#### TASK REQUIREMENTS
Nothing beyond the line containing "DB maître /" is to be printed; print exactly each line from the start of the records below through that line, leaving out pictures.

[Records with drawing code]
★ ★ ★ ★

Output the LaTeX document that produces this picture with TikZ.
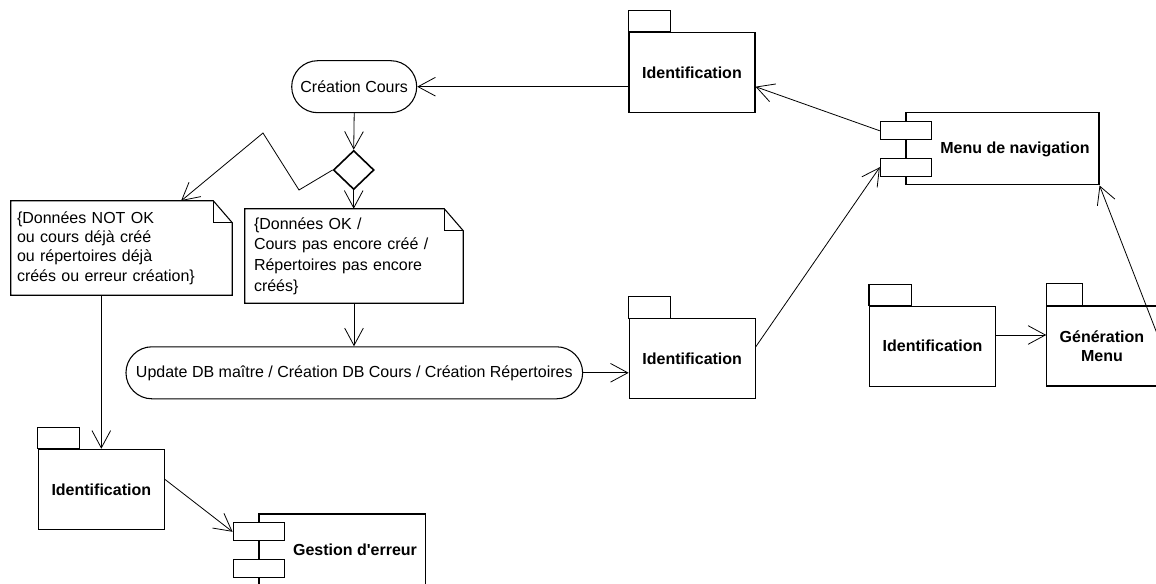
\documentclass[tikz,border=0pt]{standalone}
\usepackage{fontspec}
\setmainfont{Liberation Sans}
\usetikzlibrary{arrows.meta,shapes.geometric,calc}
% package tab: node name, width and height of the tab (in px units)
\newcommand\pkgtab[3]{\draw[box] (#1.north west) rectangle ++(#2,-#3);}
% note outline with folded corner
\newcommand\noteframe[1]{%
  \draw[box] (#1.north west) -- ([xshift=-14.25pt]#1.north east)
    -- ([yshift=-16.5pt]#1.north east) -- (#1.south east) -- (#1.south west) -- cycle;
  \draw[box] ([xshift=-14.25pt]#1.north east) -- ([xshift=-14.25pt,yshift=-16.5pt]#1.north east)
    -- ([yshift=-16.5pt]#1.north east);}
\begin{document}
\begin{tikzpicture}[x=0.75pt,y=-0.75pt,
  every node/.style={font=\fontsize{12}{14}\selectfont},
  box/.style={draw, line width=0.8pt, inner sep=0pt},
  pkg/.style={box, minimum width=94.5pt, minimum height=60pt,
    font=\fontsize{12}{14.5}\selectfont\bfseries, align=center},
  capsule/.style={box, rounded corners=19.5pt, minimum height=39pt},
  port/.style={box, fill=white, minimum width=38.5pt, minimum height=13.7pt},
  comp/.style={box, fill=white},
  notetext/.style={inner ysep=0pt, minimum height=70.5pt, align=left},
  bold/.style={font=\fontsize{12}{14}\selectfont\bfseries},
  link/.style={line width=0.6pt, -{Straight Barb[length=13pt,width=14pt]}},
  seg/.style={line width=0.6pt}
]
\useasboundingbox (0,0) rectangle (1156,584);
\clip (0,0) rectangle (1156,584);

% activity flow
\node[capsule, minimum width=93.75pt] (cc) at (354.2,86.7) {Création Cours};
\node[draw, diamond, line width=1.2pt, inner sep=0pt, minimum width=30.5pt,
  minimum height=29.3pt] (dec) at (353.7,170) {};
\node[notetext, text width=156.75pt, inner xsep=4.5pt,
  font=\fontsize{12}{14.6}\selectfont] (note1) at (121.5,248)
  {\{Données NOT OK\\ou cours déjà créé\\ou répertoires déjà\\créés ou erreur création\}};
\noteframe{note1}
\node[notetext, text width=150pt, inner xsep=6.75pt,
  font=\fontsize{12}{15.4}\selectfont] (note2) at (354,256)
  {\{Données OK /\\Cours pas encore créé /\\Répertoires pas encore\\créés\}};
\noteframe{note2}
\node[capsule, minimum width=342.5pt] (upd) at (354.3,372.8)
  {Update DB maître / Création DB Cours / Création Répertoires};

% packages
\node[pkg] (pkgTop) at (692,72.3) {Identification};
\pkgtab{pkgTop}{42}{21.6}
\node[pkg] (pkgMid) at (692.2,358.8) {Identification};
\pkgtab{pkgMid}{41.7}{22}
\node[pkg] (pkgBL) at (101.3,489.3) {Identification};
\pkgtab{pkgBL}{42}{21.6}
\node[pkg] (pkgR) at (932.5,346.2) {Identification};
\pkgtab{pkgR}{42.4}{21.4}
\node[pkg, minimum width=82.7pt] (gen) at (1101.9,346) {Génération\\Menu};
\pkgtab{gen}{36.6}{21.7}

% components
\node[comp, minimum width=144.75pt, minimum height=54.2pt] (menu) at (1002.5,148.8) {};
\node[port] (menuA) at (906,130.8) {};
\node[port] (menuB) at (906,167.2) {};
\node[bold] (menuLbl) at (1015,149) {Menu de navigation};

\node[comp, minimum width=125pt, minimum height=68.25pt] (gest) at (342.3,559.5) {};
\node[port] (gestA) at (258.8,531.8) {};
\node[port] (gestB) at (258.8,568.2) {};
\node[bold] (gestLbl) at (355,550) {Gestion d\textquotesingle erreur};

% connectors
\draw[link] (pkgTop.west |- cc.east) -- (cc.east);
\draw[link] (cc.south) -- (dec.north);
\coordinate (b1) at (299,190);
\coordinate (b2) at (263,133);
\coordinate (n1in) at (181,201);
\draw[link] (dec.west) -- (b1) -- (b2) -- (n1in);
\draw[link] (dec.south) -- (dec.south |- note2.north);
\draw[link] (pkgBL.north |- note1.south) -- (pkgBL.north);
\draw[link] (note2.south) -- (note2.south |- upd.north);
\draw[link] (upd.east) -- (pkgMid.west |- upd.east);
\draw[link] ([yshift=9pt]pkgMid.east) -- (menuB.west);
\draw[link] (menuA.west) -- ([yshift=-10.8pt]pkgTop.east);
\draw[link] ([yshift=7.5pt]pkgBL.east) -- (gestA.west);
\coordinate (rOut) at ([yshift=8.4pt]pkgR.east);
\draw[link] (rOut) -- (gen.west |- rOut);
\draw[link] ([yshift=8.25pt]gen.east) -- (menu.south east);
\end{tikzpicture}
\end{document}
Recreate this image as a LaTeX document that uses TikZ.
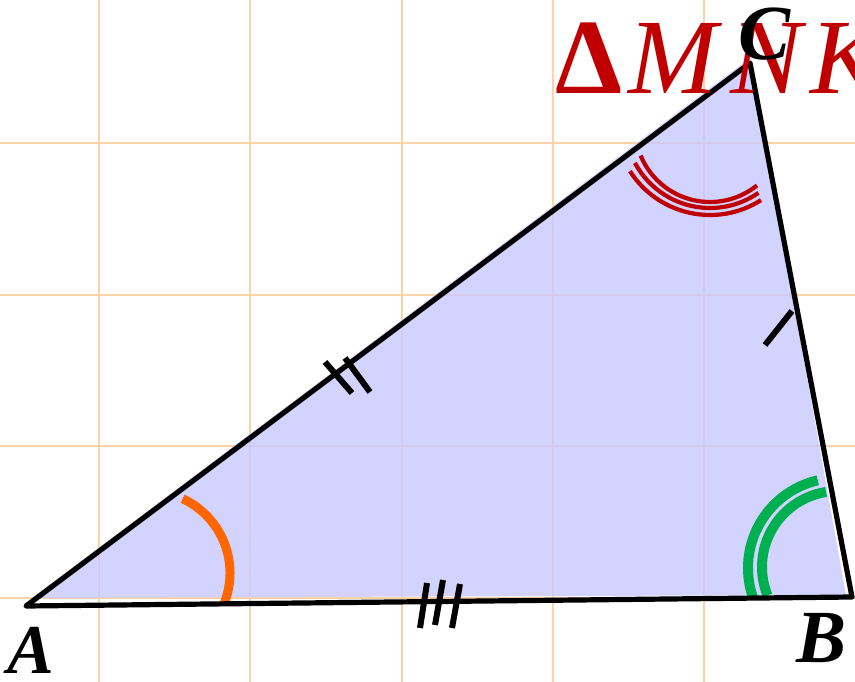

★ ★ ★ ★

#### EXPECTED ANSWER
Output the LaTeX document that produces this picture with TikZ.
\documentclass[tikz,border=0pt]{standalone}
\usepackage{fontspec}
\setmainfont{Liberation Sans}
\usetikzlibrary{arrows.meta,shapes.geometric,calc}
% package tab: node name, width and height of the tab (in px units)
\newcommand\pkgtab[3]{\draw[box] (#1.north west) rectangle ++(#2,-#3);}
% note outline with folded corner
\newcommand\noteframe[1]{%
  \draw[box] (#1.north west) -- ([xshift=-14.25pt]#1.north east)
    -- ([yshift=-16.5pt]#1.north east) -- (#1.south east) -- (#1.south west) -- cycle;
  \draw[box] ([xshift=-14.25pt]#1.north east) -- ([xshift=-14.25pt,yshift=-16.5pt]#1.north east)
    -- ([yshift=-16.5pt]#1.north east);}
\begin{document}
\begin{tikzpicture}[x=0.75pt,y=-0.75pt,
  every node/.style={font=\fontsize{12}{14}\selectfont},
  box/.style={draw, line width=0.8pt, inner sep=0pt},
  pkg/.style={box, minimum width=94.5pt, minimum height=60pt,
    font=\fontsize{12}{14.5}\selectfont\bfseries, align=center},
  capsule/.style={box, rounded corners=19.5pt, minimum height=39pt},
  port/.style={box, fill=white, minimum width=38.5pt, minimum height=13.7pt},
  comp/.style={box, fill=white},
  notetext/.style={inner ysep=0pt, minimum height=70.5pt, align=left},
  bold/.style={font=\fontsize{12}{14}\selectfont\bfseries},
  link/.style={line width=0.6pt, -{Straight Barb[length=13pt,width=14pt]}},
  seg/.style={line width=0.6pt}
]
\useasboundingbox (0,0) rectangle (1156,584);
\clip (0,0) rectangle (1156,584);

% activity flow
\node[capsule, minimum width=93.75pt] (cc) at (354.2,86.7) {Création Cours};
\node[draw, diamond, line width=1.2pt, inner sep=0pt, minimum width=30.5pt,
  minimum height=29.3pt] (dec) at (353.7,170) {};
\node[notetext, text width=156.75pt, inner xsep=4.5pt,
  font=\fontsize{12}{14.6}\selectfont] (note1) at (121.5,248)
  {\{Données NOT OK\\ou cours déjà créé\\ou répertoires déjà\\créés ou erreur création\}};
\noteframe{note1}
\node[notetext, text width=150pt, inner xsep=6.75pt,
  font=\fontsize{12}{15.4}\selectfont] (note2) at (354,256)
  {\{Données OK /\\Cours pas encore créé /\\Répertoires pas encore\\créés\}};
\noteframe{note2}
\node[capsule, minimum width=342.5pt] (upd) at (354.3,372.8)
  {Update DB maître / Création DB Cours / Création Répertoires};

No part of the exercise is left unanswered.